C'est une idée rassurante de se dire "Ils n'ont pas vu que j'étais ému", " j'ai réussi à faire croire que je m'en fous", " Là, j'avais le total look du mec qui assure". Mais c'est une idée fausse. Selon les linguistes, plus de 70 % de nos paroles ne sont pas saisies par notre interlocuteur. Et inversement, un nombre énorme d'informations passent dans le non-langage.
Qu'est-ce qui est impudique ?
Quand le livre de Nadine Trintignant a paru, ce livre sur sa fille, la phrase qu'on entendait partout était "Quelle impudeur !". Ha bon ? De quoi ? De parler de sa douleur ? De son amour ? Et quand bien même ! Quelle importance ? L'important, c'est ce qu'elle dit, le bien que ça lui fait à elle, à ceux qui ont vécu un truc similaire. Qu'elle ait été ou non impudique semble si dérisoire !Elle a bien fait de sauter cet obstacle, elle était au delà de ça et, elle le dit, ça l'a sauvée de la folie.
Alors parler de soi, impudique ? oui, mais on en dit "bien d'l'autre" comme disent les mâmiches lorraines.
Alors, oui, je sais bien que je laisse passer des choses en « aveugle » lorsque j’écris. Je ne maîtrise pas et ne le désire d'ailleurs pas. Oui, peut se faire une idée de moi, vite et bien, pour peu qu’on en ait envie. Mais pas plus qu'en tchatchant cinq minutes avec ma petite personne sur le parking d' Auchan...
C’est le jeu. Je montre, on regarde… Avec bienveillance ou voyeurisme, avec bonhomie ou mauvais esprit... Tant pis. C’est une impudeur qui ne me gêne pas, celle de l’écriture de soi. Comme d’autres. Et l'exercice s'avère intéressant pour moi, tenir ce blog m'a beaucoup apporté (je vous en parlerai plus tard, parce que je vais l'arrêter, passer à autre chose),beaucoup appris, m'a donné plein de plaisir(s). C'est plus fructeux pour moi qu'un journal intime où on n'a pas de distance parce qu'on peut lâcher tout et n'importe quoi. Ca peut vite tourner à la ratiocination...( enfin, je parle pour moi, hein !)

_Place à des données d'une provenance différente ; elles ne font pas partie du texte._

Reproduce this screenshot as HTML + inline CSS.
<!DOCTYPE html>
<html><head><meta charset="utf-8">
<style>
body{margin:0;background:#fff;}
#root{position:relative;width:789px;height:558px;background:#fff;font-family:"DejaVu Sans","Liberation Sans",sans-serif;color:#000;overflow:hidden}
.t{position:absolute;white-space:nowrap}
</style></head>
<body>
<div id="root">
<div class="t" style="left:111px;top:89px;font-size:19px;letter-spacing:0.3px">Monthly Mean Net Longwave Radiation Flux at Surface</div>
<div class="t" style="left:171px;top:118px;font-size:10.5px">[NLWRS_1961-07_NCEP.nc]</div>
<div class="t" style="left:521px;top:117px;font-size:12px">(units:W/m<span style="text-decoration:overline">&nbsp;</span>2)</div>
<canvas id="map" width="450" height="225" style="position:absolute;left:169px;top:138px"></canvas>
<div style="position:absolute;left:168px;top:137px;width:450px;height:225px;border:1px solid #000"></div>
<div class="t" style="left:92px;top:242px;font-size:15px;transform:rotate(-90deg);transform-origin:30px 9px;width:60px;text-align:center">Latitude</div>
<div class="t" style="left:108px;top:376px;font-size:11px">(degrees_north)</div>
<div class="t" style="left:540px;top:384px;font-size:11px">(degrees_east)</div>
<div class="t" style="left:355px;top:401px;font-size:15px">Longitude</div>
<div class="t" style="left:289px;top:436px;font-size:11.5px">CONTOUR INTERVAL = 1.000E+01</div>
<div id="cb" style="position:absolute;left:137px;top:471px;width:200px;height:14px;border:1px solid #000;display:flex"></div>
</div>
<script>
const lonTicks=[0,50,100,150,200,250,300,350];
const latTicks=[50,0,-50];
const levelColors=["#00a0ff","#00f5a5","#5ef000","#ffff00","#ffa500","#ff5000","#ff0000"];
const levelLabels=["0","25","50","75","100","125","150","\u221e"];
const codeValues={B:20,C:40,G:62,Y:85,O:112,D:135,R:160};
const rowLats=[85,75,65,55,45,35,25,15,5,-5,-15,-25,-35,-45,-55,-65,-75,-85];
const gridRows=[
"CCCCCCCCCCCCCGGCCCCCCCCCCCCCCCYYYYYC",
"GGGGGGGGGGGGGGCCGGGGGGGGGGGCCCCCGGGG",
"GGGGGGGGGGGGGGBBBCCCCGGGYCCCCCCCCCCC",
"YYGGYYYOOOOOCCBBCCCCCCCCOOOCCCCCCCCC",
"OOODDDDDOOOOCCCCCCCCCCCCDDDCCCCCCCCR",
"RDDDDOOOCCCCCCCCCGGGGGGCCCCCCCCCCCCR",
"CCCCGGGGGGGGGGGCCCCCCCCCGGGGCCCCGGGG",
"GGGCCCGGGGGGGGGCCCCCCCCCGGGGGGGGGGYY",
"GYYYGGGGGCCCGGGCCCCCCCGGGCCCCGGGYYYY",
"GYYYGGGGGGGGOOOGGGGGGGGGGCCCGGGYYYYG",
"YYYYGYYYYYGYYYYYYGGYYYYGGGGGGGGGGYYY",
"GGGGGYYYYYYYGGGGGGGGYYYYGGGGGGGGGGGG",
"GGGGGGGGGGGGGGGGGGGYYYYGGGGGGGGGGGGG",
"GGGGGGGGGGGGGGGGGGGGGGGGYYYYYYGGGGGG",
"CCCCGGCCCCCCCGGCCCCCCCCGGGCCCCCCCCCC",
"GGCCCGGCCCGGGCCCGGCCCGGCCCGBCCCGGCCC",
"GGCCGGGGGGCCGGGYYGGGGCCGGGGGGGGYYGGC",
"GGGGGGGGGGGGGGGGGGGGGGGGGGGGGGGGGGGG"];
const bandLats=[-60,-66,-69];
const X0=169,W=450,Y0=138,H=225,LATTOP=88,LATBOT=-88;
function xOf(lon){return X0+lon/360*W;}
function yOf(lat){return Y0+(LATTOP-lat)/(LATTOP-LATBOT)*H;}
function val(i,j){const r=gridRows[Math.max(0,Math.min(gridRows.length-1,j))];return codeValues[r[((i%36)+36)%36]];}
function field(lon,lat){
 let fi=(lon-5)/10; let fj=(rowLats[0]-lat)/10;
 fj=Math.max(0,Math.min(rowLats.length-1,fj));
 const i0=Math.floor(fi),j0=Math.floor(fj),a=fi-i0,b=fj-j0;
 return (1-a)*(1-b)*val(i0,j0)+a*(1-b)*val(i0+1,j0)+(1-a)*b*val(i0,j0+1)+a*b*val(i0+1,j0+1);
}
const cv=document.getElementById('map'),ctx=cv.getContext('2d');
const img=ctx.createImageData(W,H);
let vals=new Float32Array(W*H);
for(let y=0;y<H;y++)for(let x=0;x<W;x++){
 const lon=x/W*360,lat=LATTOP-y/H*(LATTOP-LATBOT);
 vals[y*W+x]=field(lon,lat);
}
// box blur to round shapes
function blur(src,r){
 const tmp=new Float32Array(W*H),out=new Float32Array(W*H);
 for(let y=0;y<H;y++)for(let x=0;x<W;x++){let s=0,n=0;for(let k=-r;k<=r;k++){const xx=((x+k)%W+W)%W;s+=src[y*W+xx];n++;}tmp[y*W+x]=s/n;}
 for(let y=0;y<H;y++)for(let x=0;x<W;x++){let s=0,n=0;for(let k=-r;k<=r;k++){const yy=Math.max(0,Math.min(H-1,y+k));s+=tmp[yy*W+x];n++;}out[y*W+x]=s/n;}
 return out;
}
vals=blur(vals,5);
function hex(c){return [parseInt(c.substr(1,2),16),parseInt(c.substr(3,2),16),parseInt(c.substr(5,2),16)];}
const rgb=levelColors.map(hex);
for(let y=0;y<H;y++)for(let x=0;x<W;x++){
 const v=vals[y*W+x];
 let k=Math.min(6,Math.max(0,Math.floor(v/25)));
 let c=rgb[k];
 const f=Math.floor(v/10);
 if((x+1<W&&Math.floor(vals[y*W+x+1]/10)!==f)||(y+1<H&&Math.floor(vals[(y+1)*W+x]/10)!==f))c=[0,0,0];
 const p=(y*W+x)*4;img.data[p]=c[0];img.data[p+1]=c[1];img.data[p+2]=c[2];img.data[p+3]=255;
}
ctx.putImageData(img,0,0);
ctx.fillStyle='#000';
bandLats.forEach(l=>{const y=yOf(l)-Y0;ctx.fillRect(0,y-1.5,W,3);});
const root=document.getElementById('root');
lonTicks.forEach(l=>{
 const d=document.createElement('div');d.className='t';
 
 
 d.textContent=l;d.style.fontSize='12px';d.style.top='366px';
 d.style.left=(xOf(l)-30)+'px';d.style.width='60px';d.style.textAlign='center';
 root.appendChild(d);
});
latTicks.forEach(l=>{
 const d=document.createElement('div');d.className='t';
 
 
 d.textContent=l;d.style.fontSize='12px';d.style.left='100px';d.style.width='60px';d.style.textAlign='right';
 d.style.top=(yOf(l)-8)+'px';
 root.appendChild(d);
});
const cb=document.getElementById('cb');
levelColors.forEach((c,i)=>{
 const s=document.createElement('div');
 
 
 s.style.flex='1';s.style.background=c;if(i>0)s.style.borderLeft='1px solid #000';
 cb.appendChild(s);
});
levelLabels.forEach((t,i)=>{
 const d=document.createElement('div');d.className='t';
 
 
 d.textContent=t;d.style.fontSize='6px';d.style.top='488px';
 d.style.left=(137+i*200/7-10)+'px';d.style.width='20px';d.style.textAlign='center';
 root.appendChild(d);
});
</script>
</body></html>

Pourtant, je me suis rendu compte depuis longtemps que j’avais, comme tout le monde, mes pudeurs.
Assez étranges, même à mes yeux.
Je suis, par exemple incapable de parler des chansons qui me touchent vraiment. Vous savez, la fameuse « play list ». Peux pas. Ca, c’est trop. Une chanson, une qui me rend heureuse, modifie mon humeur, me fait pleurer,c' est totalement primitif, intime, animal. Et la bête en moi est moyennement d’accord pour en causer. C’est comme ça.
Et d’autres domaines, tout aussi incongrus pour toi, mon petit lecteur chéri qui me pense extra (vertie).
Exemple, encore ? C'est assez difficile pour moi de dire aux gens que j’aime que je les aime. Pfff, je rame à chaque fois... C'est un tour de force, un vrai challenge. Alors faudra peut être vous contenter d'une ou deux petites fois, mes chéris… Ou savoir lire ailleurs que dans les mots...
PS : à propos de chanson, j'en suis pas fière, mais en ce moment, dans ma tête, c'est
Rika Zaraï, "Kazatchok" : "c'est l'hiveeeeer qui frrrrappe à nautreu porteu, mes amis, ce soir oublions-leeeee"... Ho ! Ta gueule Rika, t'as pas honte ????